Question

Associations with small-ish patient clinical data with bulk RNA-seq expression

0

Entering edit mode

11 months ago

noodlejackson ▴ 40

Hi everyone,

I have bulk RNA-seq expression in cancer vs non-cancer tissue. I have some clinical info on the patients - like age, sex, location of tumour, cancer grade.

I'd like to find genes that associate to these variables - for example 'GeneA1 is associated with cancer grade in 50+ females for tumours in the lower part of the organ.'

What techniques would be best?

Also, I'd like to gain more experience with machine learning. Can I use ML for this, even though I don't want to apply such a model for classification or prediction. I just want to explore the data and gain ML experience.

I'd really appreciate any tips, and I apologise in advance for being naive. To clarify, I'd like to ask on the forum, as when researching methods myself, I am finding it hard to know which methods are good or relevant. There seems to be so many options.

Thank you!

statistics ai rna-seq stats machine-learning • 572 views

ADD COMMENT • link updated 11 months ago by BioinfGuru ★ 2.1k • written 11 months ago by noodlejackson ▴ 40

score 2 · Accepted Answer · 2024-07-06

Hi,

Cancer genomics is not my area, but maybe this will give you a road map with which to start.

In any comparison of condition 1 v condition 2, I use deseq2. If you go through the workflow first and then the manual you should be able to do what you need. When going through these, pay particular attention to anything related to design, contrast, and interactions.

Design:

# from the workflow:
ddsMat <- DESeqDataSetFromMatrix(countData = countdata, # counts file
                                 colData = coldata,     # metadata file
                                 design = ~ cell + dex) # "dex" is condition of interest, "cell" is another variable (i.e. samples batches)

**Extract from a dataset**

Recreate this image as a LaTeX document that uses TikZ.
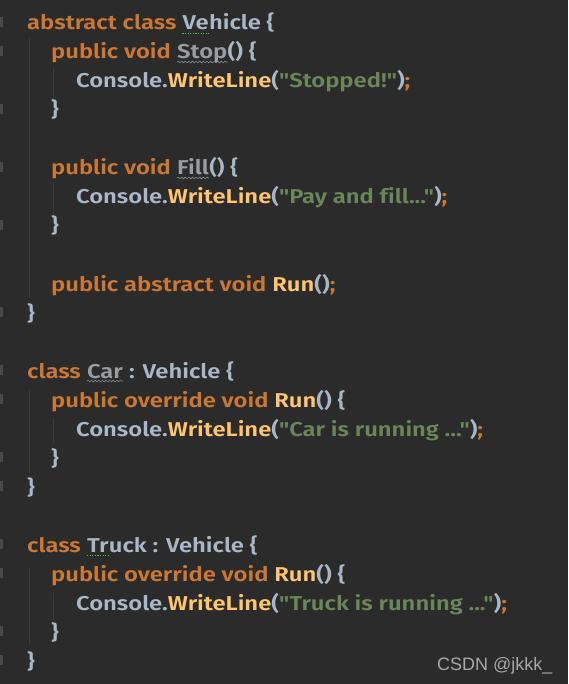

# To begin I suggest a simple design of something like this (assuming cancer status is in a column named "condition":
design = ~ condition + location + grade

# More advanced: 
# concatenate age_sex into one column with meaningful groups
# add to design with "+ age_sex" as a variable of interest to allow you to compare values within age_sex column (i.e. groups)
# add age and sex as interactions with cancer status as they are confounders (i.e. age and sex both affect gene expression regardless of cancer status)
# design = ~ condition + location + grade + age_sex + condition:age + condition:sex

Contrast:

Use the contrast parameter of results() to compare 2 values in any 1 variable column of the metadata. For the more complex design formulas above (especially interactions) I use this guide to designs and contrasts in deseq2.

dds <- DESeq(dds)
res <- results(dds, contrast=c("dex","trt","untrt")) # from workflow - compares treated v untreated with dexamethasone
res_basic <- results(dds, contrast=c("condition","cancer","healthy"))

Hope this helps.

P.S. With concatenation of variables like age_sex in the metadata, creating a heatmap/PCA of the normalised counts (with vst or rlog from deseq2) would also be good visualisations to see overall patterns.